In 1907, Cyprus operated under a complex and somewhat unstable currency system as a British Crown Colony, having been administered by Britain since 1878. The official currency was the Cypriot pound, introduced in 1879 and pegged at par with the British pound sterling. However, this unit existed largely for accounting purposes, as the physical currency in daily circulation was a mix of foreign coins, primarily the Turkish gold lira (Ottoman pound) and its subdivisions, alongside British gold sovereigns and silver coins. This created practical difficulties for trade and administration, as the value of these coins fluctuated against the official peg.
The core of the currency problem lay in the chronic shortage of small-denomination coins for everyday transactions. While high-value gold coins circulated, the scarcity of official fractional silver and copper led to the widespread use of worn and debased Turkish
medjidie coins and even privately issued tokens. This situation caused inconvenience, fostered confusion in pricing, and hindered economic activity, particularly for the rural population. British authorities were reluctant to introduce a full, distinct coinage for the island due to the cost and the hope that Cyprus might eventually adopt sterling outright.

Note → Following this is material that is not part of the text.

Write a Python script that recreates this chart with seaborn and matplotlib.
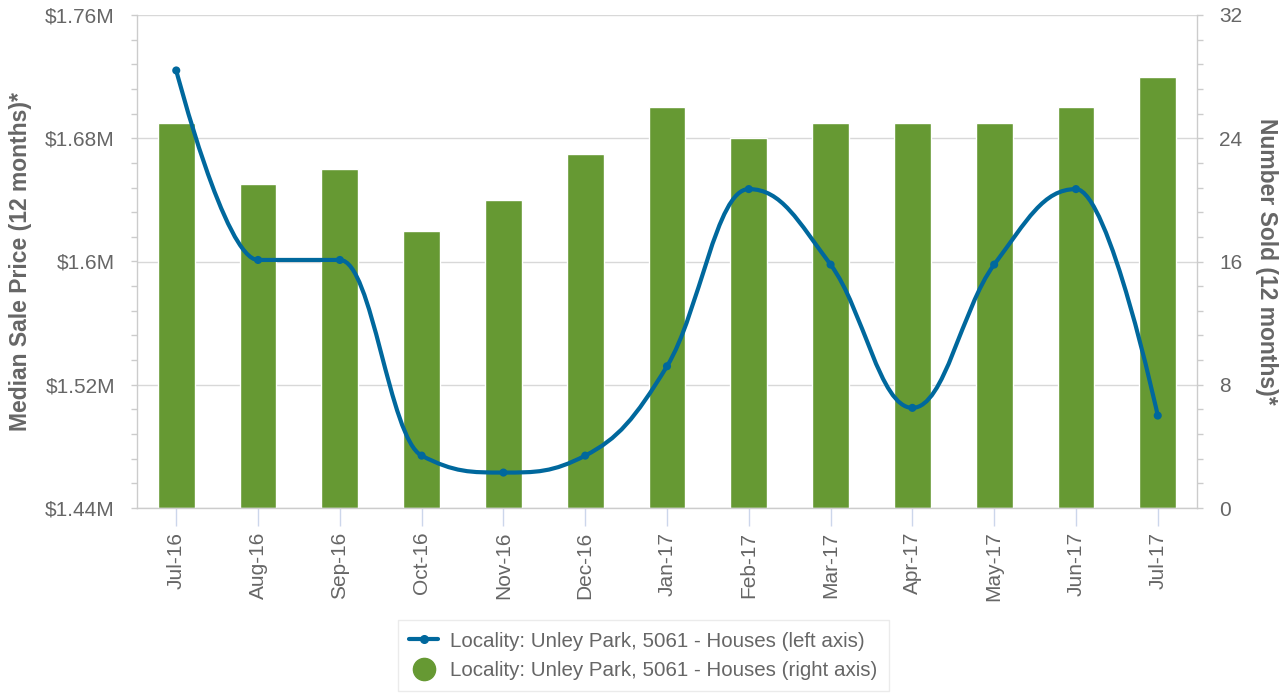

Consequently, the currency situation in 1907 was one of transition and frustration. The colonial government was actively seeking a solution, which would culminate in the
Cyprus (Currency) Order in Council of 1912. This order finally authorized the issuance of a dedicated Cypriot coinage, with coins denominated in piastres and shillings, to replace the chaotic mix of foreign specie. Therefore, 1907 represents a late point in a prolonged period of monetary disorder, immediately preceding the definitive reform that would establish a stable and unified currency for the island.